Appointment wait times at consulates in India have actually fallen in recent months. It wasn’t long ago that waits exceeded two years. And Hatch has heard from Indian clients who say they booked stamping appointments earlier than what the State Department website displayed.

But the logistics of a trip to India can still feel daunting, and many worry what would happen if there’s an emergency at home. Gopal’s parents, for example, still live in Tamil Nadu.

“That is the fear of me every morning I wake up,” Gopal said. “I pray that my parents do not fall sick during this time.”

Stamping change could ease travel

Shunmugam counts himself lucky that he was able to book a visa stamping appointment for later this month. It’ll be his first time back in India in three years.

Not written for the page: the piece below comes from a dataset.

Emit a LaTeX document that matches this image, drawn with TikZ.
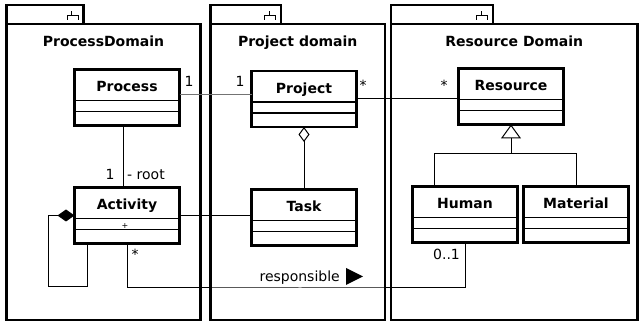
\documentclass[tikz,border=0pt]{standalone}
\usepackage{fontspec}
\setmainfont{DejaVu Sans}
\usetikzlibrary{arrows.meta,calc}

\tikzset{
  pkg/.style={draw, line width=2.2pt},
  pkgicon/.style={line width=1pt},
  pkgtitle/.style={font=\fontsize{14}{16}\selectfont\bfseries, anchor=base, inner sep=0pt},
  classbox/.style={draw, line width=2.2pt, minimum width=105pt, minimum height=56pt,
                   inner sep=0pt, outer sep=0pt, fill=white},
  divider/.style={line width=1.2pt},
  classname/.style={font=\fontsize{14}{16}\selectfont\bfseries, anchor=base, inner sep=0pt},
  lbl/.style={font=\fontsize{14}{16}\selectfont, anchor=base, inner sep=0pt},
  assoc/.style={line width=1pt},
  softassoc/.style={line width=1pt, draw=black!55},
}

% package: name, left x, tab right x, body right x, title
\newcommand\umlpackage[5]{%
  \draw[pkg] (#2,5) rectangle (#3,24);
  \draw[pkg] (#2,24) rectangle (#4,320);
  \draw[pkgicon] (#3-16.5,20) -- (#3-16.5,15.5) -- (#3-5.5,15.5) -- (#3-5.5,20)
                 (#3-12,15.5) -- (#3-12,11.5);
  \node[pkgtitle] (#1) at ({(#2+#4)/2},47) {#5};
}

% class: name, left x, top y, label
\newcommand\umlclass[4]{%
  \node[classbox, anchor=north west] (#1) at (#2,#3) {};
  \draw[divider] ([yshift=-31pt]#1.north west) -- ([yshift=-31pt]#1.north east);
  \draw[divider] ([yshift=-42pt]#1.north west) -- ([yshift=-42pt]#1.north east);
  \node[classname] (#1-name) at ([yshift=-22.5pt]#1.north) {#4};
}

\begin{document}
\begin{tikzpicture}[x=1pt, y=-1pt]
\useasboundingbox (0,0) rectangle (641,323);

% packages
\umlpackage{pkgprocess}{6.5}{83.5}{200.5}{ProcessDomain}
\umlpackage{pkgproject}{210.5}{281}{385}{Project domain}
\umlpackage{pkgresource}{391}{493}{637.5}{Resource Domain}

% classes
\umlclass{process}{74.5}{69.5}{Process}
\umlclass{project}{251.5}{71}{Project}
\umlclass{activity}{74.5}{187.5}{Activity}
\umlclass{task}{251.5}{189.5}{Task}
\umlclass{resource}{458.5}{68.5}{Resource}
\umlclass{human}{412.5}{186.5}{Human}
\umlclass{material}{523.5}{186.5}{Material}

% associations
\draw[softassoc] ([yshift=2.5pt]process.east) -- ([yshift=2.5pt]process.east -| project.west);
\draw[assoc] (project.east) -- (project.east -| resource.west);
\draw[assoc] ([xshift=-4pt]process.south) -- ([xshift=-4pt]process.south |- activity.north);
\draw[assoc] (activity.east) -- (activity.east -| task.west);

% aggregation Task -> Project
\draw[assoc, -{Diamond[open, length=15pt, width=11pt]}] (task.north) -- (project.south);

% generalization Human, Material -> Resource
\coordinate (genjoin) at (511,154);
\draw[assoc, -{Triangle[open, length=14pt, width=20pt]}] (genjoin) -- (resource.south);
\draw[assoc] ([xshift=-31pt]human.north |- genjoin) -- ([xshift=-31pt]human.north);
\draw[assoc] ([xshift=-31pt]human.north |- genjoin) -- (material.north |- genjoin) -- (material.north);

% composition Activity -> Activity
\coordinate (loopcorner) at (48,287);
\draw[assoc, {Diamond[length=17pt, width=12pt]}-]
  (activity.west) -| (loopcorner) -| ([xshift=12.5pt]activity.south west);

% responsible association Activity -> Human
\coordinate (respmid) at (300,288);
\draw[assoc] (activity.south) |- (respmid) -| (human.south);

% multiplicities and roles
\node[lbl] (m-process) at (189,87) {1};
\node[lbl] (m-projectl) at (240,87) {1};
\node[lbl] (m-projectr) at (363,91) {*};
\node[lbl] (m-resource) at (444,91) {*};
\node[lbl] (m-root) at (110,180) {1};
\node[lbl, anchor=base west] (r-root) at (127,180) {- root};
\node[lbl] (m-activity) at (135,260) {*};
\node[lbl] (m-human) at (446.5,260) {0..1};
\node[font=\fontsize{8}{9}\selectfont, inner sep=0pt] (m-self) at (125,225.5) {+};
\node[lbl, anchor=base east] (resplbl) at (340,282) {responsible};
\fill ([xshift=6pt,yshift=14pt]resplbl.base east) -- ++(17pt,-8.5pt) -- ++(-17pt,-8.5pt) -- cycle;

\end{tikzpicture}
\end{document}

He plans to spend a month visiting his grandparents and sister’s family. Gopal and their girls will stay in Morrisville, knowing that any delay in India would disrupt their work and school schedules.

But a change could be on its way.

In late September, a Presidential Advisory Commission on Asian Americans, Native Hawaiians and Pacific Islanders unanimously recommended visa holders get their visas stamped in the United States upon their return, rather than have to wait in India.

According to Hatch, taking the stamping from consulates in India to consulates in America would “make travel so much easier and let families reunite.”

“People would get the (visa) sticker and be able to leave the U.S. and come back without any of the risk of the horror stories that people hear.”

Dalal-Dheini said the United States used to stamp visas in the United States before 9/11 and that the American Immigration Lawyers Association has been advocating for a return to the pre-9/11 system for more than a year.

But the commission’s recommendation is just that. It will now be up to the Biden administration to decide how to proceed.

Shunmugam said he’s optimistic as he follows what happens next.